Early in the summer Smith-Gobat and Thatcher teamed with the 2006 CMC/Macpac Mountaineer of the Year, Jonathon Clearwater, for a quick and inspired first ascent on the northwest face of an iconic Darrans mountain, Sabre Peak (2,162m). Tora Tora Tora (24) takes a direct line up the face right of the Original Line and was established on sight, ground up and with no fixed protection. It is the first new route on the face in over 20 years.
Closer to the climbing base at the Homer Hut, a four-pitch project on the Mate’s Little Brother was completed to give the hardest alpine free climb in the Darrans: Armageddon (21, 28, 28, 25). This powerful route climbs directly through the Second Coming roofs and was redpointed by Stefan Hadfield and Derek Thatcher.

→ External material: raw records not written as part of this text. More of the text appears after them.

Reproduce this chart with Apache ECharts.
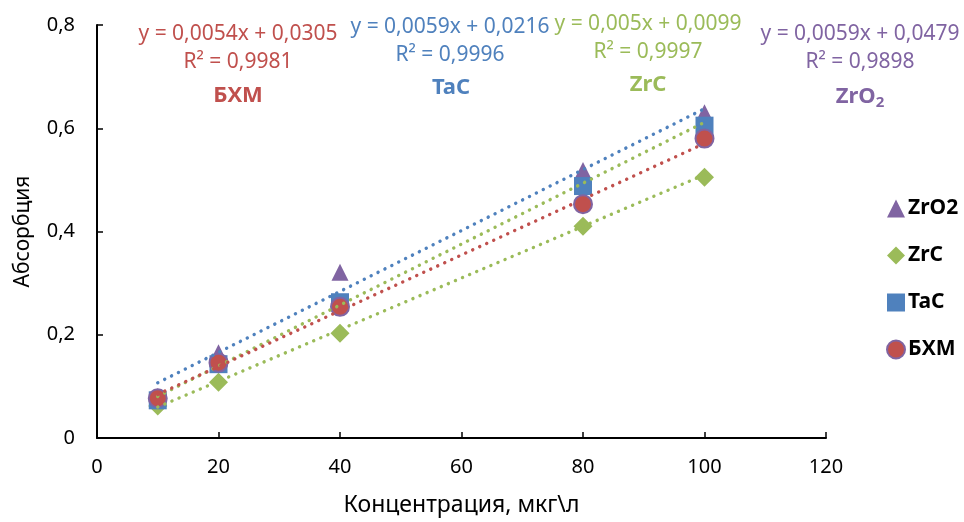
<!DOCTYPE html>
<html>
<head>
<meta charset="utf-8">
<script src="https://cdn.jsdelivr.net/npm/echarts@6/dist/echarts.min.js"></script>
<style>
  html, body { margin: 0; padding: 0; background: #fff; }
  #chart { width: 964px; height: 522px; }
</style>
</head>
<body>
<div id="chart"></div>
<script>
// Concentration points (мкг\л)
const concentrations = [10, 20, 40, 80, 100];

// Measured absorption for each material
const absZrO2 = [0.080, 0.165, 0.321, 0.518, 0.630];
const absZrC  = [0.062, 0.108, 0.203, 0.410, 0.505];
const absTaC  = [0.073, 0.143, 0.263, 0.488, 0.605];
const absBHM  = [0.077, 0.146, 0.254, 0.453, 0.580];

// Linear trend coefficients (slope, intercept, R²) per material
const trendNames      = ['БХМ', 'TaC', 'ZrC', 'ZrO2'];
const trendSlopes     = [0.0054, 0.0059, 0.005, 0.0059];
const trendIntercepts = [0.0305, 0.0216, 0.0099, 0.0479];
const trendR2         = [0.9981, 0.9996, 0.9997, 0.9898];
const trendRange      = [10, 100];

// Axis ticks
const xTicks = [0, 20, 40, 60, 80, 100, 120];
const yTicks = [0, 0.2, 0.4, 0.6, 0.8];

const FONT = 'Noto Sans';
const C_RED = '#C0504D', C_BLUE = '#4F81BD', C_GREEN = '#9BBB59', C_PURPLE = '#8064A2';

const comma = v => String(v).replace('.', ',');

const chart = echarts.init(document.getElementById('chart'), null, { renderer: 'canvas' });

function pairs(vals) {
  return concentrations.map((x, i) => [x, vals[i]]);
}

// Trend line drawn from its equation over the measured range
function trendSeries(idx, color) {
  const k = trendSlopes[idx], b = trendIntercepts[idx];
  return {
    type: 'line',
    name: trendNames[idx] + ' trend',
    data: trendRange.map(x => [x, k * x + b]),
    symbol: 'none',
    silent: true,
    z: 5,
    lineStyle: { color: color, width: 3.4, type: [0.1, 7.6], cap: 'round' }
  };
}

function centeredText(text, x, y, color, font) {
  return { type: 'text', x: x, y: y, silent: true,
    style: { text: text, fill: color, font: font, align: 'center', verticalAlign: 'middle' } };
}

// Equation / R² / name block placed above the plot
function labelBlock(idx, cx, cy, color) {
  const eq = 'y = ' + comma(trendSlopes[idx]) + 'x + ' + comma(trendIntercepts[idx]);
  const r2 = 'R² = ' + comma(trendR2[idx]);
  return [
    centeredText(eq, cx, cy, color, '21px "' + FONT + '"'),
    centeredText(r2, cx, cy + 28, color, '21px "' + FONT + '"')
  ];
}

const NAME_FONT = 'bold 22px "' + FONT + '"';
const graphics = [];
// БХМ
graphics.push(...labelBlock(0, 238, 34, C_RED));
graphics.push(centeredText('БХМ', 238, 96, C_RED, NAME_FONT));
// TaC
graphics.push(...labelBlock(1, 450, 27, C_BLUE));
graphics.push(centeredText('TaC', 451, 88, C_BLUE, NAME_FONT));
// ZrC
graphics.push(...labelBlock(2, 648, 24, C_GREEN));
graphics.push(centeredText('ZrC', 648, 85, C_GREEN, NAME_FONT));
// ZrO2 with subscript
graphics.push(...labelBlock(3, 860, 34, C_PURPLE));
graphics.push({ type: 'text', x: 860, y: 97, silent: true, style: {
  text: '{a|ZrO}{s|2}', align: 'center', verticalAlign: 'middle',
  rich: {
    a: { fill: C_PURPLE, font: NAME_FONT },
    s: { fill: C_PURPLE, font: 'bold 15px "' + FONT + '"', padding: [12, 0, 0, 0] }
  }
} });

const option = {
  animation: false,
  backgroundColor: '#fff',
  textStyle: { fontFamily: FONT },
  grid: { left: 97, right: 138, top: 25, bottom: 82, containLabel: false },
  legend: {
    orient: 'vertical',
    left: 881,
    top: 193,
    itemGap: 26,
    itemWidth: 18,
    itemHeight: 18,
    data: ['ZrO2', 'ZrC', 'TaC', 'БХМ'],
    textStyle: { color: '#000', fontSize: 21, fontWeight: 'bold', fontFamily: FONT, padding: [0, 0, 0, -2] },
    selectedMode: false
  },
  xAxis: {
    type: 'value',
    min: 0, max: 120, interval: 20,
    name: 'Концентрация, мкг\\л',
    nameLocation: 'middle',
    nameGap: 56,
    nameTextStyle: { color: '#000', fontSize: 23, fontFamily: FONT },
    axisLine: { show: true, onZero: false, lineStyle: { color: '#000', width: 2 } },
    axisTick: { show: true, inside: true, length: 6, lineStyle: { color: '#000', width: 1.5 } },
    axisLabel: { color: '#000', fontSize: 20, margin: 19, fontFamily: FONT },
    splitLine: { show: false }
  },
  yAxis: {
    type: 'value',
    min: 0, max: 0.8, interval: 0.2,
    name: 'Абсорбция',
    nameLocation: 'middle',
    nameGap: 63,
    nameTextStyle: { color: '#000', fontSize: 21, fontFamily: FONT },
    axisLine: { show: true, onZero: false, lineStyle: { color: '#000', width: 2 } },
    axisTick: { show: true, inside: true, length: 6, lineStyle: { color: '#000', width: 1.5 } },
    axisLabel: { color: '#000', fontSize: 20, margin: 22, fontFamily: FONT,
      formatter: v => comma(Math.round(v * 10) / 10) },
    splitLine: { show: false }
  },
  series: [
    { type: 'scatter', name: 'ZrC', data: pairs(absZrC), symbol: 'diamond', symbolSize: 19, z: 2,
      itemStyle: { color: C_GREEN, opacity: 1 } },
    { type: 'scatter', name: 'ZrO2', data: pairs(absZrO2), symbol: 'triangle', symbolSize: [17, 17], z: 2,
      itemStyle: { color: C_PURPLE, opacity: 1 } },
    { type: 'scatter', name: 'TaC', data: pairs(absTaC), symbol: 'rect', symbolSize: 18, z: 3,
      itemStyle: { color: C_BLUE, opacity: 1 } },
    { type: 'scatter', name: 'БХМ', data: pairs(absBHM), symbol: 'circle', symbolSize: 18, z: 4,
      itemStyle: { color: C_RED, borderColor: C_PURPLE, borderWidth: 2, opacity: 1 } },
    trendSeries(3, C_BLUE),
    trendSeries(1, C_GREEN),
    trendSeries(0, C_RED),
    trendSeries(2, C_GREEN)
  ],
  graphic: graphics
};

chart.setOption(option);
</script>
</body>
</html>
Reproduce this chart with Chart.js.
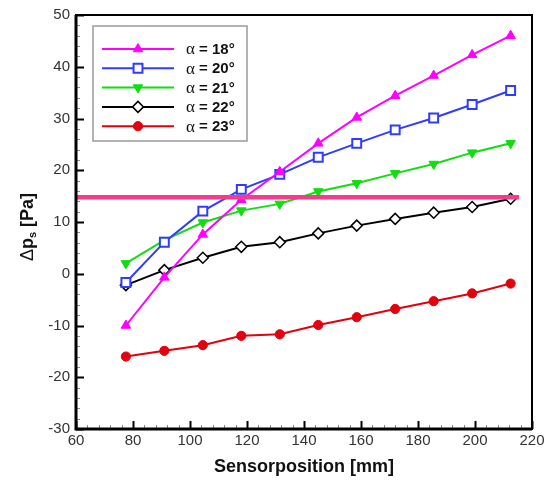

The Barrier Face (Gertrude Valley) saw a new five-pitch line established 200m right of Joker by Sam Bossard and Al Ritchie. Scrabble (18, 18, 20, 18, 22) was bolted and climbed over several days. Late March saw two new routes added to the northeast face of Barrier Knob by Kristen Foley and Mark Watson. Utu (25, 22, 24) is the hardest line on Barrier Knob and features intricate slab and face climbing, while Forgotten Silver (16, 18, 20) climbs a sweep of nicely featured rock. Both routes were bolted and climbed over four days.
New route activity continues at Babylon with the pace driven by Bruce Dowrick and Jon Sedon. Attention has recently turned to the reportedly Arapiles-like Little Babylon, a very promising cave above Babylon. A number of new routes were completed.